WORK TO COMPLETE
Omit all pictures and transcribe only the lines in the entries below that run from the line with "Give me the" through the line with "bot_ticks = [51.0, 51.5, 52.0, 52.5, 53.0, 53.5, 54.0]".

DATA EXCERPTS
* START *

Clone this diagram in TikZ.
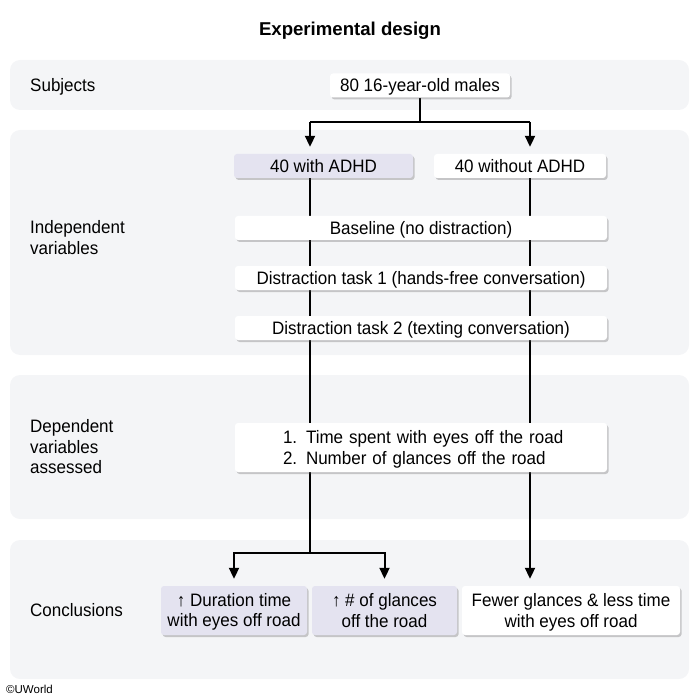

* END *
* START *

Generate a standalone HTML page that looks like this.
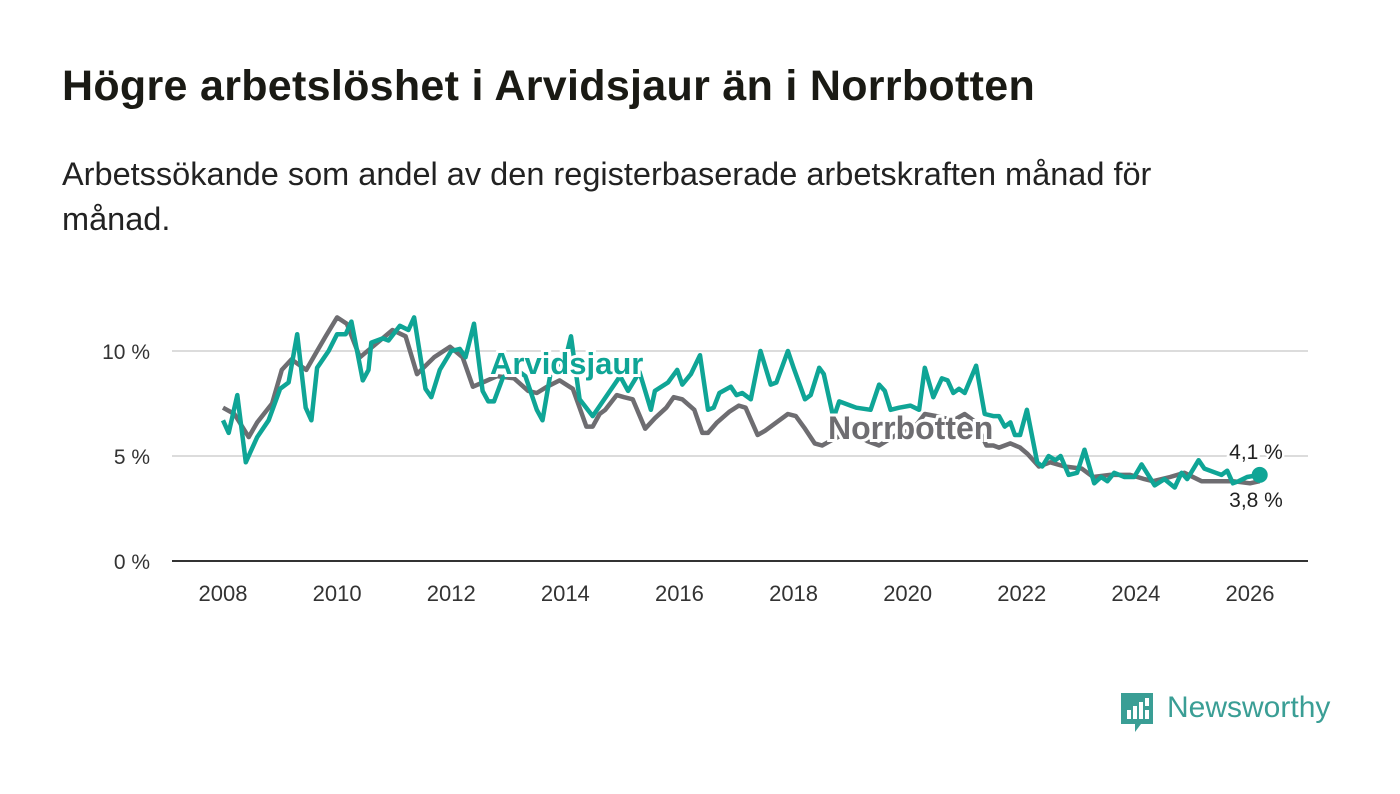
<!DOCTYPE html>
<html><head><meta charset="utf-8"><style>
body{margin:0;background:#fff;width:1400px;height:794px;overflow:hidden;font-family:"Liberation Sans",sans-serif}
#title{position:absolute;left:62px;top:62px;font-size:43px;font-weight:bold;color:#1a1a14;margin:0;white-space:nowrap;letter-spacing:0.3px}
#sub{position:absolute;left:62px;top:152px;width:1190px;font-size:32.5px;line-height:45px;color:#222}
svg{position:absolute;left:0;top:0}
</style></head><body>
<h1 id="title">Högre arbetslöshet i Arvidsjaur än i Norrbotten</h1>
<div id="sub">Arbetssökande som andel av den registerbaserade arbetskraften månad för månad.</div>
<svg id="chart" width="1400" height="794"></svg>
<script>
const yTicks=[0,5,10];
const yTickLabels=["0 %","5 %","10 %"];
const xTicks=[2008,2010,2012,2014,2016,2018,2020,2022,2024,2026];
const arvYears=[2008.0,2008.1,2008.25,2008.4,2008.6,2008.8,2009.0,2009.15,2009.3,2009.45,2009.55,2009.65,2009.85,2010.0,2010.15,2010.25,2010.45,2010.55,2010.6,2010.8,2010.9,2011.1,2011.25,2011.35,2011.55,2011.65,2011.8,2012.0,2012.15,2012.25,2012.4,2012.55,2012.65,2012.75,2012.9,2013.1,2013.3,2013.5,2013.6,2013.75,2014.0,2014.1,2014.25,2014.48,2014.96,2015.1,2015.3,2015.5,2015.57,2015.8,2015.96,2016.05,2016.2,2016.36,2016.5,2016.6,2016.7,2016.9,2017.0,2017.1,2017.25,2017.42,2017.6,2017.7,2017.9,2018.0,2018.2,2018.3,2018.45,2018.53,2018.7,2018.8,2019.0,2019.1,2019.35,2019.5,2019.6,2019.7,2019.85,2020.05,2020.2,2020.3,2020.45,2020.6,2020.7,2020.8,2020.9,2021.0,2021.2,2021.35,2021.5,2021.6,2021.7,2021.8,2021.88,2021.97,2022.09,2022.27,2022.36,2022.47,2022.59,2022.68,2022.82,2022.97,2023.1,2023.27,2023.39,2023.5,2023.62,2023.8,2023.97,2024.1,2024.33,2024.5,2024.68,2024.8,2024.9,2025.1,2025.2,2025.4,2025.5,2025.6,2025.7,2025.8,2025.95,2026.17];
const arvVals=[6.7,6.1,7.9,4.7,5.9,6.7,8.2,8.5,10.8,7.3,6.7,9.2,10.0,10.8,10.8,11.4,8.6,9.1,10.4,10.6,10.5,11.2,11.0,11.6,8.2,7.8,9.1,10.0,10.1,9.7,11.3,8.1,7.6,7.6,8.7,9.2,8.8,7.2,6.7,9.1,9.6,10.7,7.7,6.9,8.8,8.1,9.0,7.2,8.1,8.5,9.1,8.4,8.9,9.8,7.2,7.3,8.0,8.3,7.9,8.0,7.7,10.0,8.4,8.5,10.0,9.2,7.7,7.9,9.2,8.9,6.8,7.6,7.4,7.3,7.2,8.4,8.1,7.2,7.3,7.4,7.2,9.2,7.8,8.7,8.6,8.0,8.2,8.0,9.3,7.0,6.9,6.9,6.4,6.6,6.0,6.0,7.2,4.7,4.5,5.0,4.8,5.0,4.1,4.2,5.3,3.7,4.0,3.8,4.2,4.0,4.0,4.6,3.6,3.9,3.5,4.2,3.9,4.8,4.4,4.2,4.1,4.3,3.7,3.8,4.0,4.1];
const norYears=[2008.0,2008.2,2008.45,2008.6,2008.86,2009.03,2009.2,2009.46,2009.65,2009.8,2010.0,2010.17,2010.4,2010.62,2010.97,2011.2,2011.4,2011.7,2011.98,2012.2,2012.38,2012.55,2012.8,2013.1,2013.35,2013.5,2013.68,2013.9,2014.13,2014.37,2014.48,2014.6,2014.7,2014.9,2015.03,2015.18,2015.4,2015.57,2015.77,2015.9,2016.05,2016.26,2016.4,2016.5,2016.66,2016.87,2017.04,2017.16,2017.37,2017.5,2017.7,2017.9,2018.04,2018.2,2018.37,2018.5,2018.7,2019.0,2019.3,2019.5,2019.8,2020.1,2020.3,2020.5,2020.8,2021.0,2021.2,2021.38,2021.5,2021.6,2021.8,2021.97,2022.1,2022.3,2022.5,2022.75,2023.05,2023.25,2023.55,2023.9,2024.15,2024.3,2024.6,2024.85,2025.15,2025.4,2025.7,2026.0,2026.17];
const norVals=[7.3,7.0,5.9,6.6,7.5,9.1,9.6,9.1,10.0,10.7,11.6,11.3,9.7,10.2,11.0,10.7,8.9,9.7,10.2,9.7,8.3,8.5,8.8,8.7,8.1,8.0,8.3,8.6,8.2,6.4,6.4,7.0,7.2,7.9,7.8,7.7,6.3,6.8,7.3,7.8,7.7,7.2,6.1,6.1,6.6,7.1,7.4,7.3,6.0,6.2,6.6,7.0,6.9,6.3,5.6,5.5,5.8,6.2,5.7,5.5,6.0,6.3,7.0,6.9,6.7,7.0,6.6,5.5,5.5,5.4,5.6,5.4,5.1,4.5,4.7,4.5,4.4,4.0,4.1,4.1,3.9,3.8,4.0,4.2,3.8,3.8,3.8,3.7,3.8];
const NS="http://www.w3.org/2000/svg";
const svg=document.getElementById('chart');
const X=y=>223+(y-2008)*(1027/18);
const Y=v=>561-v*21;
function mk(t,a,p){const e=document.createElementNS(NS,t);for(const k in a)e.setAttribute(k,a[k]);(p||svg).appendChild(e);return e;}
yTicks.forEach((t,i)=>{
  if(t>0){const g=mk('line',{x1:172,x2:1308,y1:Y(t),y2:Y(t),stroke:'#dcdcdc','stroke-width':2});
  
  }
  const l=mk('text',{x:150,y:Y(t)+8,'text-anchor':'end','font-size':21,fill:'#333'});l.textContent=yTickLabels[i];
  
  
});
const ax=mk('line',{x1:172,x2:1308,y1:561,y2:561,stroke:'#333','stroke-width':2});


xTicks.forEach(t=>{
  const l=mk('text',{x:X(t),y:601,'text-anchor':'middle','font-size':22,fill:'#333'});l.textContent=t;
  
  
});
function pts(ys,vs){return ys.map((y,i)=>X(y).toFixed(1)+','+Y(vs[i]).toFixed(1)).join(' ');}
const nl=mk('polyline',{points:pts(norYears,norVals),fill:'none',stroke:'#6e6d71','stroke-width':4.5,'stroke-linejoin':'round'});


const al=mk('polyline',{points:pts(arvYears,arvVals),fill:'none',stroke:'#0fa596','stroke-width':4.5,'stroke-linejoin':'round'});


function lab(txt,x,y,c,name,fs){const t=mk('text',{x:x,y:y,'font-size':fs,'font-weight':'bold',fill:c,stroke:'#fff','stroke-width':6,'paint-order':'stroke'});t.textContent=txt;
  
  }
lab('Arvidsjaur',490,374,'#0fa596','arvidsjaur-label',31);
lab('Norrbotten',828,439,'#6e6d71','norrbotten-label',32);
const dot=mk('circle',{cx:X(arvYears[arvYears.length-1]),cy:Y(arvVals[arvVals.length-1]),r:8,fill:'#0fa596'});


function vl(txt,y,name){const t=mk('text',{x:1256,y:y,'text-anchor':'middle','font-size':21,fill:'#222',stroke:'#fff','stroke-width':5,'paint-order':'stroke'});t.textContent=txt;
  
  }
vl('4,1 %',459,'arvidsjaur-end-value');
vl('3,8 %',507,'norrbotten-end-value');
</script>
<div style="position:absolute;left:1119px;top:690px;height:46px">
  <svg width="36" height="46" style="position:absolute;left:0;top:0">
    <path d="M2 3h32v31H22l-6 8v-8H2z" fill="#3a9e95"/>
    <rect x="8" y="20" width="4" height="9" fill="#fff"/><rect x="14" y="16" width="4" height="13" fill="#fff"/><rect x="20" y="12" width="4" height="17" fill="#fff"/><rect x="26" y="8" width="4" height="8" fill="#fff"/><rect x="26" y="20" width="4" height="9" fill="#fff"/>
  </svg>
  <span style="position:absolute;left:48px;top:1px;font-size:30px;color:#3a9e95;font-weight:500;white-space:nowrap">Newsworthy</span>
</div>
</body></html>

* END *
* START *

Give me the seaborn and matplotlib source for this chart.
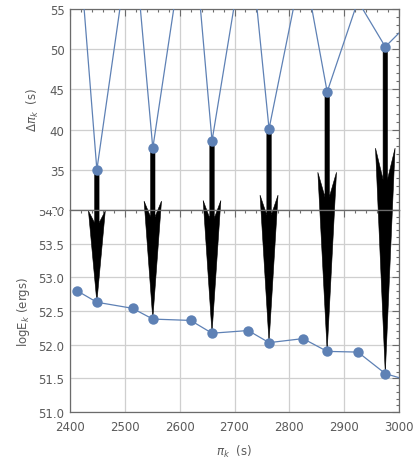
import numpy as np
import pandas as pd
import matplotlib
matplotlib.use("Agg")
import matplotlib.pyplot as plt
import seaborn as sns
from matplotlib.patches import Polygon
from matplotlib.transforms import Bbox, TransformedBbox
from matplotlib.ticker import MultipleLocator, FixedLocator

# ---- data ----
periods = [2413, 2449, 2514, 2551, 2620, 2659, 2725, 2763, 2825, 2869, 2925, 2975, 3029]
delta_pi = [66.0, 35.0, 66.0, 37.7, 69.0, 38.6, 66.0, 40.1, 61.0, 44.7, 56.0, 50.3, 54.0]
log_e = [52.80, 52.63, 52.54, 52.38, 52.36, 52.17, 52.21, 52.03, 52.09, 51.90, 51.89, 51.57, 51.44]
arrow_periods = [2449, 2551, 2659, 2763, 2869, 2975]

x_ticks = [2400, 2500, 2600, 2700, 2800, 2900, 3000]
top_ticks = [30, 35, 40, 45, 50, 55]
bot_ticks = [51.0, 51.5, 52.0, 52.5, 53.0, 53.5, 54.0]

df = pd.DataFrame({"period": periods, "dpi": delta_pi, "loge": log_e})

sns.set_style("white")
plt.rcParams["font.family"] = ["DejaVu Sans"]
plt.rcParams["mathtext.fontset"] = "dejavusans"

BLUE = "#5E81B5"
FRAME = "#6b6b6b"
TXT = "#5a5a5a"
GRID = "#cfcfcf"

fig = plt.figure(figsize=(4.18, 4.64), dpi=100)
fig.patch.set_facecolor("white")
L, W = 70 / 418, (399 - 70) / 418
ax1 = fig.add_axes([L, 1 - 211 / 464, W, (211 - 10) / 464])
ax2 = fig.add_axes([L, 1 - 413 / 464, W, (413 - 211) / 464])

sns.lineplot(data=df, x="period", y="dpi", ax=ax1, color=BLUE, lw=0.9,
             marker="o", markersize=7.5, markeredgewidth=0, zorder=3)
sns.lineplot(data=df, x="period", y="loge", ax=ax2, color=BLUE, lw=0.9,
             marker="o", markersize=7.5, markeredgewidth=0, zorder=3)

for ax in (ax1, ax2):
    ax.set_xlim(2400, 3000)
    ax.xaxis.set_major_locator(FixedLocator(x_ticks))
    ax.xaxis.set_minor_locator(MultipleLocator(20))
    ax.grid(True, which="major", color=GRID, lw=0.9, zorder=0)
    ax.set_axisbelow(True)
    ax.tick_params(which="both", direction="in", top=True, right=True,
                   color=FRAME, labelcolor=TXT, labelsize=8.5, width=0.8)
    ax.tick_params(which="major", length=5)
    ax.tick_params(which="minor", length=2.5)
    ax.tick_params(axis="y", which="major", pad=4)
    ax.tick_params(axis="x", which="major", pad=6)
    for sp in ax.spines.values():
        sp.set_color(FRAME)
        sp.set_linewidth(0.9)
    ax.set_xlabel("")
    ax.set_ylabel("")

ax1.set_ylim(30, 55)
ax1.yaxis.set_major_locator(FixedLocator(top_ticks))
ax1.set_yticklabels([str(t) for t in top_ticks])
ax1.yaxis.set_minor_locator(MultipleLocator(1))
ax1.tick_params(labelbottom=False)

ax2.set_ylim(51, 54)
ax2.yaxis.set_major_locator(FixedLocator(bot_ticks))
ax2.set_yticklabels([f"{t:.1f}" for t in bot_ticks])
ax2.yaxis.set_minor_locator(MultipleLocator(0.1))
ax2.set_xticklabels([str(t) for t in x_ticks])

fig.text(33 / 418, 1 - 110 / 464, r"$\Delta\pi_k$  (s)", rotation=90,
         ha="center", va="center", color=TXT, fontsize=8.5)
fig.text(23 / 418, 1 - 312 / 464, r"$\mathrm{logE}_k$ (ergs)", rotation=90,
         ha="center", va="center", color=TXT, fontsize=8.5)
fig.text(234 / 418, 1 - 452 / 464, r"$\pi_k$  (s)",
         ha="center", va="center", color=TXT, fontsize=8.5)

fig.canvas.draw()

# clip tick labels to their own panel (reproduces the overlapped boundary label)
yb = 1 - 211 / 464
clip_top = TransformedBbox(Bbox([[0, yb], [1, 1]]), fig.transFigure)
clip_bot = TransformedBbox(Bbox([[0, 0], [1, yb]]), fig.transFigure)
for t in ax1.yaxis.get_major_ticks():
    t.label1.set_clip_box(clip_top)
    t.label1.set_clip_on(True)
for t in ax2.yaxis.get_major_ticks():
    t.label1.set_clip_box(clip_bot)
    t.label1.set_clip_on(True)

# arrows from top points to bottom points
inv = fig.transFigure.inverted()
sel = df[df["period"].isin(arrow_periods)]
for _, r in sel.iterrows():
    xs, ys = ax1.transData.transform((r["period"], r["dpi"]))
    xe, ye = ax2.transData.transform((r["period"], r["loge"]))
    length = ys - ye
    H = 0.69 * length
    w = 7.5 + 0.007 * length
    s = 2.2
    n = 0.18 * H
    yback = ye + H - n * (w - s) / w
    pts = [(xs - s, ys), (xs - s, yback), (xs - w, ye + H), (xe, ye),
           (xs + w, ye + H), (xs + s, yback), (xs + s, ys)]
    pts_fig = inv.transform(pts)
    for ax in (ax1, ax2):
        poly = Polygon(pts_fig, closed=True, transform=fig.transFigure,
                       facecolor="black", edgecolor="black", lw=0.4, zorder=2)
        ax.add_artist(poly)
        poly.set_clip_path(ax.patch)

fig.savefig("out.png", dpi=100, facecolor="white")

* END *

OUTPUT FOR THIS EXERCISE
Give me the seaborn and matplotlib source for this chart.
import numpy as np
import pandas as pd
import matplotlib
matplotlib.use("Agg")
import matplotlib.pyplot as plt
import seaborn as sns
from matplotlib.patches import Polygon
from matplotlib.transforms import Bbox, TransformedBbox
from matplotlib.ticker import MultipleLocator, FixedLocator

# ---- data ----
periods = [2413, 2449, 2514, 2551, 2620, 2659, 2725, 2763, 2825, 2869, 2925, 2975, 3029]
delta_pi = [66.0, 35.0, 66.0, 37.7, 69.0, 38.6, 66.0, 40.1, 61.0, 44.7, 56.0, 50.3, 54.0]
log_e = [52.80, 52.63, 52.54, 52.38, 52.36, 52.17, 52.21, 52.03, 52.09, 51.90, 51.89, 51.57, 51.44]
arrow_periods = [2449, 2551, 2659, 2763, 2869, 2975]

x_ticks = [2400, 2500, 2600, 2700, 2800, 2900, 3000]
top_ticks = [30, 35, 40, 45, 50, 55]
bot_ticks = [51.0, 51.5, 52.0, 52.5, 53.0, 53.5, 54.0]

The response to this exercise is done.